Hull RUFC director of rugby Mike Umaga believes the RFU’s decision to lower the height of tackle will increase the pressure on referees. Authorities agreed to introduce the change from next season from National League One and lower. In their statement, the RFU said: “To support player welfare, the RFU Council agreed on Monday 16th January to lower the height of the tackle across the community game from July 1 2023.
“Designed to improve player safety and informed by data, this change aims to reduce head impact exposure and concussion risk in the tackle for both the ball carrier and tackler.
“Evidence from studies has consistently demonstrated that higher contact on the ball carrier and closer proximity of the ball carrier and tacklers’ heads are associated with larger head impacts (as measured by smart mouthguards) and an increased risk of concussion.
“Lowering the height of the tackle and encouraging the tackler to bend more at the waist will minimise the risk of this occurring while maintaining the tackle as an integral part of the game.”

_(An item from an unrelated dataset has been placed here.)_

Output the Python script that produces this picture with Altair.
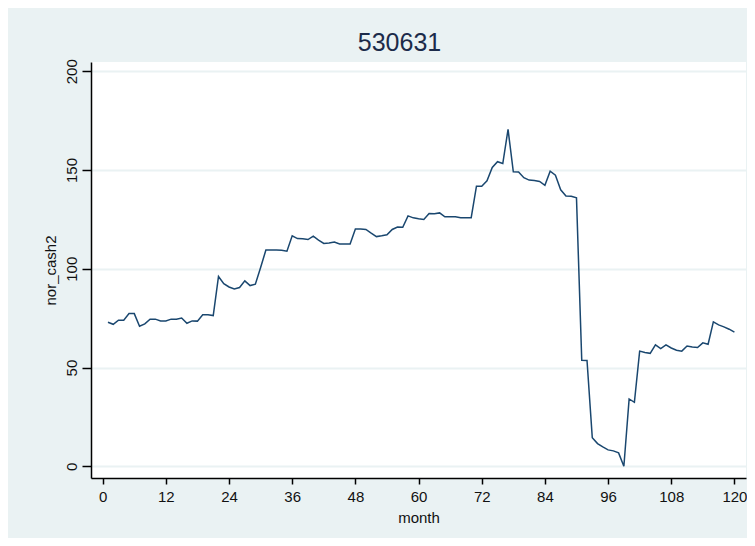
import altair as alt
import pandas as pd

months = list(range(1, 121))
nor_cash2 = [
    72.9, 71.9, 74.0, 74.0, 77.3, 77.3, 70.9, 72.1, 74.5, 74.5,
    73.6, 73.6, 74.5, 74.5, 75.1, 72.4, 73.6, 73.5, 76.7, 76.7,
    76.3, 96.1, 92.5, 90.8, 89.8, 90.5, 93.9, 91.5, 92.2, 100.6,
    109.5, 109.5, 109.5, 109.4, 108.9, 116.7, 115.3, 115.2, 114.8, 116.5,
    114.5, 112.8, 113.1, 113.5, 112.6, 112.6, 112.6, 120.1, 120.1, 119.9,
    118.0, 116.3, 116.7, 117.2, 119.9, 121.1, 121.0, 126.8, 125.8, 125.3,
    125.0, 128.0, 127.9, 128.3, 126.3, 126.3, 126.3, 125.9, 125.9, 125.9,
    141.8, 141.8, 144.5, 151.3, 154.2, 153.3, 170.6, 149.1, 149.0, 146.1,
    144.9, 144.7, 144.2, 142.3, 149.4, 147.4, 140.0, 136.9, 136.7, 135.9,
    53.7, 53.6, 14.5, 11.5, 9.8, 8.3, 7.8, 6.8, 0.0, 34.1,
    32.4, 58.3, 57.6, 57.2, 61.5, 59.6, 61.5, 59.9, 58.8, 58.3,
    60.9, 60.4, 60.1, 62.5, 61.8, 73.1, 71.6, 70.6, 69.4, 67.9,
]
x_ticks = [0, 12, 24, 36, 48, 60, 72, 84, 96, 108, 120]
y_ticks = [0, 50, 100, 150, 200]

df = pd.DataFrame({"month": months, "nor_cash2": nor_cash2})

FONT = "Liberation Sans"
BG = "#EAF2F3"

chart = (
    alt.Chart(df, title=alt.Title("530631", fontSize=25, font=FONT, fontWeight="normal",
                                  color="#1c2b4a", anchor="middle", offset=3, dx=-19))
    .mark_line(color="#1A476F", strokeWidth=1.5)
    .encode(
        x=alt.X("month:Q",
                scale=alt.Scale(domain=[-2.22, 122.2], nice=False, zero=False),
                axis=alt.Axis(values=x_ticks, title="month", grid=False,
                              domainColor="black", domainWidth=1.5,
                              tickColor="black", tickWidth=1.5, tickSize=6,
                              labelFont=FONT, labelFontSize=15, labelColor="#111",
                              labelPadding=5, titleFont=FONT, titleFontSize=15,
                              titleFontWeight="normal", titleColor="#111",
                              titlePadding=6, labelFlush=False)),
        y=alt.Y("nor_cash2:Q",
                scale=alt.Scale(domain=[-5.93, 204.7], nice=False, zero=False),
                axis=alt.Axis(values=y_ticks, title="nor_cash2", grid=True,
                              gridColor=BG, gridWidth=2,
                              domainColor="black", domainWidth=1.5,
                              tickColor="black", tickWidth=1.5, tickSize=9,
                              labelFont=FONT, labelFontSize=15, labelColor="#111",
                              labelAngle=270, labelAlign="center", labelBaseline="bottom",
                              labelPadding=3, titleFont=FONT, titleFontSize=15,
                              titleFontWeight="normal", titleColor="#111",
                              titlePadding=6, labelFlush=False)),
    )
    .properties(
        width=655,
        height=416,
        background=BG,
        autosize=alt.AutoSizeParams(type="none"),
        padding={"left": 83, "top": 54, "right": 1, "bottom": 60},
    )
    .configure_view(fill="white", stroke=None)
)

chart.save("out.html", embed_options={"renderer": "svg", "actions": False})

The move has been met with widespread criticism with over 60,000 signatures on a petition to reverse the decision. Ireland captain Johnny Sexton has suffered a number of concussions throughout his career and he does not think the rule change will reduce the number of head injuries. Umaga does not see a reversal in the rule change happening, and believes concussions could still occur with contact to hips and knees. Players have a split second to make a tackle and Umaga has sympathy for officials who have to make the call.
“I think it’s going to make it even harder for officials to manage,” Umaga said.
“I don’t think the rule will be changed back and it will take a lot of monitoring.
“Rugby has always evolved and will continue to, and there are a lot of technicalities to the game.
“There is always pressure on referees, but that pressure will be greater now.
“As coaches, we have to uphold our side of the bargain and make sure players are coached properly.
“There shouldn’t be too much transition, but it’s about reaction time and that split second before making a tackle.
“It’s going to be tough and it will be interesting to see how it goes.
“I can see what they are getting at, and hopefully it will have the desired affect.
“There are still a lot of hard bones in the tackle area such as the hip and knee, but players don’t always get their technique right.”